We left the zoo with relief and followed Abu Bakr to a nearby promenade with a view of the city below. It was Friday, the day of rest, and more families had come up to take the air. As we strolled along, Abu Bakr told us that he planned to marry a second wife, and was looking for a foreigner who spoke English or French, perhaps a European or a Canadian. I took this in with exasperation. His education and interest in foreign ways, along with his possession of a young, beautiful, and recently acquired wife, hadn't suggested an aspiring polygamist. Now his hospitality seemed to have been a means of prospecting for number two, someone who could maybe even get him a foreign visa. “It might be difficult to get a European to wear the veil,” I said. She wouldn't have to, he replied, and I got the feeling he had mulled the question over. He saw himself as a reasonable man. “Do you think Ismat would mind if you married again?” I asked. He shrugged. “Maybe for a few months, but she would get used to it.” Abu Bakr said he wanted to study in North America. I told him he might find it difficult to live there. “But I am progressive,” he said.
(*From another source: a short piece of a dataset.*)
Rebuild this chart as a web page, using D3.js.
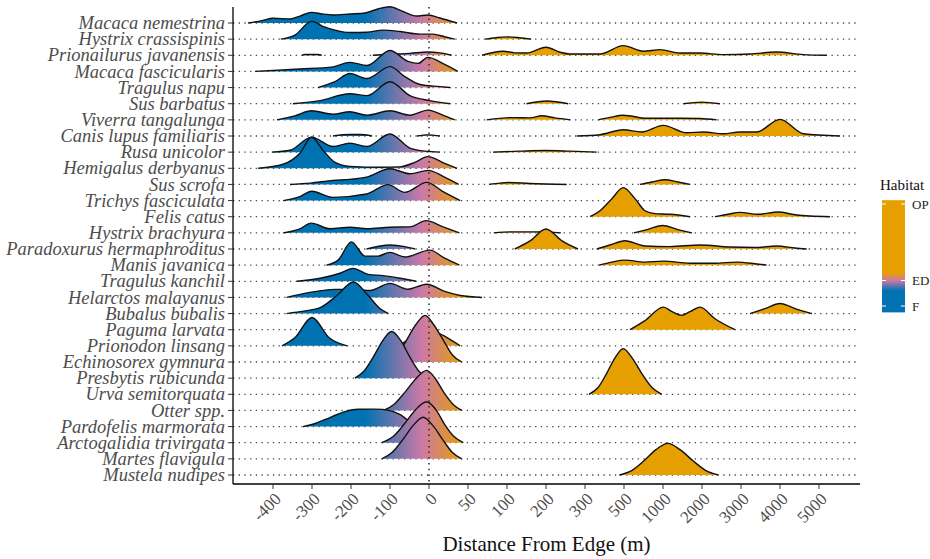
<!DOCTYPE html>
<html>
<head>
<meta charset="utf-8">
<title>Distance from edge ridgelines</title>
<script src="https://d3js.org/d3.v7.min.js"></script>
<style>
  body { margin: 0; background: #fff; }
  text { font-family: "Liberation Serif", "Times New Roman", serif; }
</style>
</head>
<body>
<div id="chart"></div>
<script>
// species, top to bottom
const species = [
  "Macaca nemestrina", "Hystrix crassispinis", "Prionailurus javanensis", "Macaca fascicularis",
  "Tragulus napu", "Sus barbatus", "Viverra tangalunga", "Canis lupus familiaris", "Rusa unicolor",
  "Hemigalus derbyanus", "Sus scrofa", "Trichys fasciculata", "Felis catus", "Hystrix brachyura",
  "Paradoxurus hermaphroditus", "Manis javanica", "Tragulus kanchil", "Helarctos malayanus",
  "Bubalus bubalis", "Paguma larvata", "Prionodon linsang", "Echinosorex gymnura",
  "Presbytis rubicunda", "Urva semitorquata", "Otter spp.", "Pardofelis marmorata",
  "Arctogalidia trivirgata", "Martes flavigula", "Mustela nudipes"
];

const xTicks = [-400, -300, -200, -100, 0, 50, 100, 200, 300, 500, 1000, 2000, 3000, 4000, 5000];

const habitatLabels = ["F", "ED", "OP"];
const habitatCodes = [1, 2, 5];
// distance (m) at which the fill is pure F / ED / OP colour
const habitatStops = [-165, -18, 42];
const habitatColors = ["#0072B2", "#CC79A7", "#E69F00"];

// density segments per species: [distance m, density (in row heights)]
const ridges = [
  // Macaca nemestrina
  [[[-464,0],[-428,0.15],[-400,0.29],[-356,0.25],[-331,0.43],[-301,0.66],[-274,0.56],[-246,0.5],[-203,0.56],[-164,0.62],[-131,0.87],[-100,1.01],[-69,0.74],[-32,0.43],[-2,0.5],[14,0.31],[36,0]]],
  // Hystrix crassispinis
  [[[-380,0],[-344,0.25],[-301,1.1],[-267,0.74],[-241,0.56],[-203,0.41],[-159,0.43],[-118,0.56],[-74,0.47],[-23,0.31],[5,0.31],[20,0.15],[33,0]],
   [[72,0],[86,0.09],[100,0.14],[131,0.09],[162,0]]],
  // Prionailurus javanensis
  [[[-326,0],[-318,0.05],[-285,0.05],[-275,0]],
   [[-144,0],[-100,0.06],[-49,0.12],[-3,0.2],[14,0.15],[29,0]],
   [[68,0],[95,0.25],[120,0.15],[150,0.14],[200,0.5],[236,0.19],[261,0.08],[377,0.08],[496,0.6],[748,0.25],[962,0.35],[1436,0.14],[1949,0.14],[2546,0.04],[3231,0.08],[3915,0.2],[4597,0.04],[5197,0]]],
  // Macaca fascicularis
  [[[-446,0],[-331,0.15],[-246,0.28],[-203,0.56],[-159,0.37],[-100,1.3],[-54,0.62],[-28,0.5],[-3,0.87],[20,0.43],[37,0]]],
  // Tragulus napu
  [[[-285,0],[-241,0.37],[-203,0.87],[-159,0.56],[-100,1.3],[-62,0.68],[-23,0.19],[14,0.06],[27,0]]],
  // Sus barbatus
  [[[-349,0],[-279,0.19],[-203,0.62],[-159,0.5],[-100,1.36],[-49,0.5],[1,0.19],[27,0]],
   [[150,0],[202,0.17],[257,0]],
   [[1521,0],[1992,0.1],[2461,0]]],
  // Viverra tangalunga
  [[[-390,0],[-344,0.25],[-301,0.56],[-246,0.35],[-203,0.5],[-159,0.29],[-100,0.56],[-49,0.29],[-3,0.6],[17,0.31],[33,0]],
   [[74,0],[115,0.14],[159,0.12],[189,0.25],[223,0.12],[262,0]],
   [[368,0],[428,0.15],[496,0.29],[791,0.1],[1436,0.1],[1949,0.08],[2377,0]]],
  // Canis lupus familiaris
  [[[-246,0],[-203,0.09],[-177,0.09],[-146,0]],
   [[-31,0],[-3,0.07],[14,0]],
   [[279,0],[377,0.08],[496,0.39],[727,0.25],[1008,0.66],[1608,0.2],[2033,0.25],[2546,0.14],[2974,0.25],[3402,0.25],[4000,1.03],[4597,0.14],[5538,0]]],
  // Rusa unicolor
  [[[-403,0],[-356,0.12],[-301,0.93],[-246,0.35],[-203,0.56],[-159,0.35],[-100,1.12],[-49,0.25],[-10,0.06],[14,0]],
   [[82,0],[133,0.06],[197,0.1],[261,0.06],[360,0]]],
  // Hemigalus derbyanus
  [[[-438,0],[-374,0.25],[-331,0.93],[-301,1.92],[-272,1.12],[-241,0.37],[-203,0.12],[-126,0.06],[-74,0.09],[-36,0.37],[-3,0.72],[20,0.31],[36,0]]],
  // Sus scrofa
  [[[-356,0],[-305,0.08],[-246,0.25],[-203,0.31],[-160,0.45],[-100,0.97],[-49,0.66],[-2,0.87],[18,0.5],[38,0]],
   [[77,0],[91,0.08],[104,0.12],[159,0.06],[253,0]],
   [[705,0],[859,0.15],[1051,0.29],[1385,0.15],[1692,0]]],
  // Trichys fasciculata
  [[[-374,0],[-331,0.25],[-301,0.58],[-246,0.2],[-160,0.41],[-105,0.99],[-62,0.51],[-6,1.13],[18,0.56],[40,0]]],
  // Felis catus
  [[[326,0],[377,0.37],[438,1.12],[496,1.8],[641,1.12],[769,0.37],[897,0.19],[1179,0.15],[1692,0]],
   [[2333,0],[2667,0.15],[2974,0.27],[3436,0.15],[3949,0.29],[4385,0.12],[4769,0.04],[5282,0]]],
  // Hystrix brachyura
  [[[-374,0],[-331,0.25],[-302,0.6],[-254,0.25],[-203,0.35],[-159,0.25],[-100,0.35],[-49,0.37],[-7,0.76],[18,0.37],[39,0]],
   [[83,0],[108,0.06],[182,0.06],[238,0]],
   [[628,0],[808,0.22],[996,0.46],[1359,0.22],[1744,0]]],
  // Paradoxurus hermaphroditus
  [[[-160,0],[-100,0.25],[-62,0.15],[-36,0]],
   [[120,0],[159,0.5],[200,1.24],[241,0.5],[282,0]],
   [[360,0],[428,0.25],[513,0.51],[769,0.19],[1179,0.15],[1949,0.25],[2718,0.12],[3359,0.09],[3915,0.19],[4385,0.06],[4684,0]]],
  // Manis javanica
  [[[-263,0],[-233,0.31],[-199,1.44],[-164,0.56],[-131,0.56],[-101,0.79],[-62,0.5],[1,0.93],[20,0.43],[39,0]],
   [[372,0],[438,0.19],[513,0.31],[769,0.19],[1000,0.25],[1692,0.12],[2333,0.12],[2890,0.19],[3359,0.09],[3659,0]]],
  // Tragulus kanchil
  [[[-339,0],[-279,0.19],[-228,0.5],[-195,0.8],[-156,0.43],[-118,0.35],[-74,0.19],[-33,0]]],
  // Helarctos malayanus
  [[[-365,0],[-305,0.31],[-241,0.5],[-190,0.5],[-151,0.43],[-100,0.87],[-54,0.51],[-6,0.82],[20,0.37],[40,0.12],[68,0]]],
  // Bubalus bubalis
  [[[-365,0],[-331,0.12],[-279,0.37],[-236,1.12],[-194,1.96],[-156,1.12],[-126,0.31],[-104,0]],
   [[3231,0],[3615,0.31],[4000,0.62],[4385,0.31],[4821,0]]],
  // Paguma larvata
  [[[577,0],[769,0.56],[1008,1.4],[1231,1.12],[1479,0.89],[1692,1.12],[1949,1.4],[2333,0.68],[2846,0]]],
  // Prionodon linsang
  [[[-377,0],[-344,0.5],[-300,1.76],[-256,0.5],[-210,0]],
   [[-79,0],[-44,0.5],[-10,0.93],[14,0.74],[30,0.31],[40,0]]],
  // Echinosorex gymnura
  [[[-105,0],[-82,0.43],[-59,1.3],[-34,2.31],[-10,2.89],[6,2.31],[19,1.3],[30,0.43],[42,0]]],
  // Presbytis rubicunda
  [[[-190,0],[-167,0.43],[-143,1.3],[-119,2.31],[-96,2.89],[-72,2.31],[-49,1.3],[-26,0.43],[-3,0]]],
  // Urva semitorquata
  [[[320,0],[367,0.42],[410,1.27],[454,2.26],[496,2.83],[603,2.26],[731,1.27],[859,0.42],[983,0]]],
  // Otter spp.
  [[[-117,0],[-90,0.37],[-62,1.12],[-33,1.98],[-6,2.48],[8,1.98],[19,1.12],[31,0.37],[42,0]]],
  // Pardofelis marmorata
  [[[-323,0],[-292,0.19],[-254,0.56],[-215,0.93],[-182,1.07],[-138,1.08],[-100,0.99],[-74,0.74],[-49,0.31],[-23,0.06],[-3,0]]],
  // Arctogalidia trivirgata
  [[[-121,0],[-92,0.38],[-64,1.14],[-35,2.03],[-6,2.54],[9,2.03],[20,1.14],[32,0.38],[44,0]]],
  // Martes flavigula
  [[[-121,0],[-95,0.39],[-68,1.16],[-41,2.06],[-15,2.58],[5,2.06],[18,1.16],[30,0.39],[42,0]]],
  // Mustela nudipes
  [[[476,0],[603,0.29],[756,0.88],[910,1.57],[1128,1.96],[1436,1.57],[1769,0.88],[2090,0.29],[2418,0]]]
];

// layout
const width = 930, height = 559;
const margin = {top: 7, right: 70, bottom: 75, left: 233};
const w = width - margin.left - margin.right;
const h = height - margin.top - margin.bottom;

const svg = d3.select("#chart")
  .append("svg")
    .attr("width", width)
    .attr("height", height)
  .append("g")
    .attr("transform", "translate(" + margin.left + "," + margin.top + ")");

// evenly spaced breaks, piecewise linear in between
const tickPos = d3.scalePoint().domain(xTicks).range([40, 586]);
const x = d3.scaleLinear().domain(xTicks).range(xTicks.map(d => tickPos(d)));

const y = d3.scalePoint().domain(species).range([16, 468]);
const dens = d3.scaleLinear().domain([0, 1]).range([0, y.step()]);

const fillScale = d3.scaleLinear().domain(habitatStops).range(habitatColors);

const defs = svg.append("defs");
const grad = defs.append("linearGradient")
  .attr("id", "habitatFill")
  .attr("gradientUnits", "userSpaceOnUse")
  .attr("x1", x(habitatStops[0])).attr("x2", x(habitatStops[2]))
  .attr("y1", 0).attr("y2", 0);
grad.selectAll("stop")
  .data(habitatStops)
  .enter().append("stop")
    .attr("offset", d => (x(d) - x(habitatStops[0])) / (x(habitatStops[2]) - x(habitatStops[0])))
    .attr("stop-color", d => fillScale(d));

// dotted row guides
svg.append("g").selectAll("line")
  .data(species)
  .enter().append("line")
    .attr("x1", 0).attr("x2", w)
    .attr("y1", d => y(d)).attr("y2", d => y(d))
    .attr("stroke", "#444")
    .attr("stroke-width", 1.3)
    .attr("stroke-dasharray", "1.3,4.4");

// ridges, top row first so lower rows overlap
const ridgeG = svg.append("g");
species.forEach(function(name, i) {
  const base = y(name);
  const area = d3.area()
    .x(d => x(d[0]))
    .y0(base)
    .y1(d => base - dens(d[1]))
    .curve(d3.curveMonotoneX);
  const top = d3.line()
    .x(d => x(d[0]))
    .y(d => base - dens(d[1]))
    .curve(d3.curveMonotoneX);
  ridges[i].forEach(function(seg) {
    ridgeG.append("path")
      .attr("d", area(seg))
      .attr("fill", "url(#habitatFill)");
    ridgeG.append("path")
      .attr("d", top(seg))
      .attr("fill", "none")
      .attr("stroke", "#111")
      .attr("stroke-width", 1.4);
  });
});

// edge line at 0
svg.append("line")
  .attr("x1", x(0)).attr("x2", x(0))
  .attr("y1", 0).attr("y2", h)
  .attr("stroke", "#333")
  .attr("stroke-width", 1.6)
  .attr("stroke-dasharray", "1.5,4.2");

// axes
const xAxis = svg.append("g")
  .attr("transform", "translate(0," + h + ")");
xAxis.append("line")
  .attr("x1", 0).attr("x2", w)
  .attr("stroke", "#000").attr("stroke-width", 1.3);
xAxis.selectAll(".tick")
  .data(xTicks)
  .enter().append("line")
    .attr("x1", d => x(d)).attr("x2", d => x(d))
    .attr("y1", 0).attr("y2", 5)
    .attr("stroke", "#333");
xAxis.selectAll("text")
  .data(xTicks)
  .enter().append("text")
    .attr("transform", d => "translate(" + (x(d) + 9) + ",16) rotate(-45)")
    .attr("text-anchor", "end")
    .attr("font-size", "17px")
    .attr("fill", "#4d4d4d")
    .text(d => d);

const yAxis = svg.append("g");
yAxis.append("line")
  .attr("x1", 0).attr("x2", 0)
  .attr("y1", 0).attr("y2", h)
  .attr("stroke", "#000").attr("stroke-width", 1.3);
yAxis.selectAll(".tick")
  .data(species)
  .enter().append("line")
    .attr("x1", -5).attr("x2", 0)
    .attr("y1", d => y(d)).attr("y2", d => y(d))
    .attr("stroke", "#333");
yAxis.selectAll("text")
  .data(species)
  .enter().append("text")
    .attr("x", -8)
    .attr("y", d => y(d))
    .attr("dy", "0.33em")
    .attr("text-anchor", "end")
    .attr("font-size", "18.5px")
    .attr("font-style", "italic")
    .attr("fill", "#4d4d4d")
    .text(d => d);

// axis title
svg.append("text")
  .attr("x", w / 2)
  .attr("y", h + 67)
  .attr("text-anchor", "middle")
  .attr("font-size", "21px")
  .attr("fill", "#111")
  .text("Distance From Edge (m)");

// legend
const legendScale = d3.scaleLinear().domain([1, 5]).range([306 - margin.top, 204 - margin.top]);
const legend = svg.append("g").attr("transform", "translate(" + (882 - margin.left) + ",0)");
const lgrad = defs.append("linearGradient")
  .attr("id", "legendFill")
  .attr("gradientUnits", "userSpaceOnUse")
  .attr("x1", 0).attr("x2", 0)
  .attr("y1", legendScale(0.75)).attr("y2", legendScale(5.15));
const legendStops = [1.6, 2.0, 2.3];
lgrad.selectAll("stop")
  .data(legendStops)
  .enter().append("stop")
    .attr("offset", d => (d - 0.75) / (5.15 - 0.75))
    .attr("stop-color", (d, i) => habitatColors[i]);

legend.append("text")
  .attr("x", -2)
  .attr("y", legendScale(5.15) - 10)
  .attr("font-size", "15px")
  .attr("fill", "#111")
  .text("Habitat");
legend.append("rect")
  .attr("x", 0).attr("y", legendScale(5.15))
  .attr("width", 23)
  .attr("height", legendScale(0.75) - legendScale(5.15))
  .attr("fill", "url(#legendFill)");
habitatCodes.forEach(function(c, i) {
  legend.append("line")
    .attr("x1", 0).attr("x2", 4)
    .attr("y1", legendScale(c)).attr("y2", legendScale(c))
    .attr("stroke", "#fff").attr("stroke-width", 1);
  legend.append("line")
    .attr("x1", 19).attr("x2", 23)
    .attr("y1", legendScale(c)).attr("y2", legendScale(c))
    .attr("stroke", "#fff").attr("stroke-width", 1);
  legend.append("text")
    .attr("x", 30)
    .attr("y", legendScale(c))
    .attr("dy", "0.35em")
    .attr("font-size", "13px")
    .attr("fill", "#222")
    .text(habitatLabels[i]);
});
</script>
</body>
</html>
He dropped us off at the busy marketplace and instructed us to be home by one thirty. “Okay, Dad,” Mona said after he was out of earshot, and we giggled like teenagers allowed to roam the mall. We were regressing from independence. We moved past vegetable sellers sitting on the cobblestones, up a street lined with stalls each dedicated to one product: fabrics, Qurans, silver jewelry, daggers. I wanted one of the finely knit black scarves like the one Faiza had shown us, that tucked around the head and face. The first fabric stall
we came to sold them, packaged in shiny plastic envelopes. Mona and I each bought one. At a jeweler's I bought a coin from the time of the Imamate, now useless, with a loop welded on so that I could wear it around my neck.
We arrived back fifteen minutes late and joined the menfolk in one of the
diwan
s; the women were still making lunch. As foreign women, we were a sort of third sex, allowed, like Ottoman eunuchs, to pass between two worlds. Ismat and Hoda emerged from the kitchen and served plates of rice and chicken on a long cloth laid out in the middle of the room, presenting Mona and I with forks, procured just for us. We thanked them but set the forks aside, wanting to prove our competence with our hands. After we had all had our first helpings, Ismat, Hoda, and Abu Bakr's mother, whom everyone called Ummi, sat down and joined us.
After lunch Abu Bakr said he was taking us on the family expedition to his home village, where his father lived with his other wife, along with several of his brothers and their families. Mona and I put on our head scarves and overcoats. Ismat and Hoda put on their long black cloaks and
niqab
s. Ismat wore an additional layer that hung over her eyes, sheer enough for her to see out but too opaque for anyone else to see through. Protected against the dangers of visibility, we piled into the car.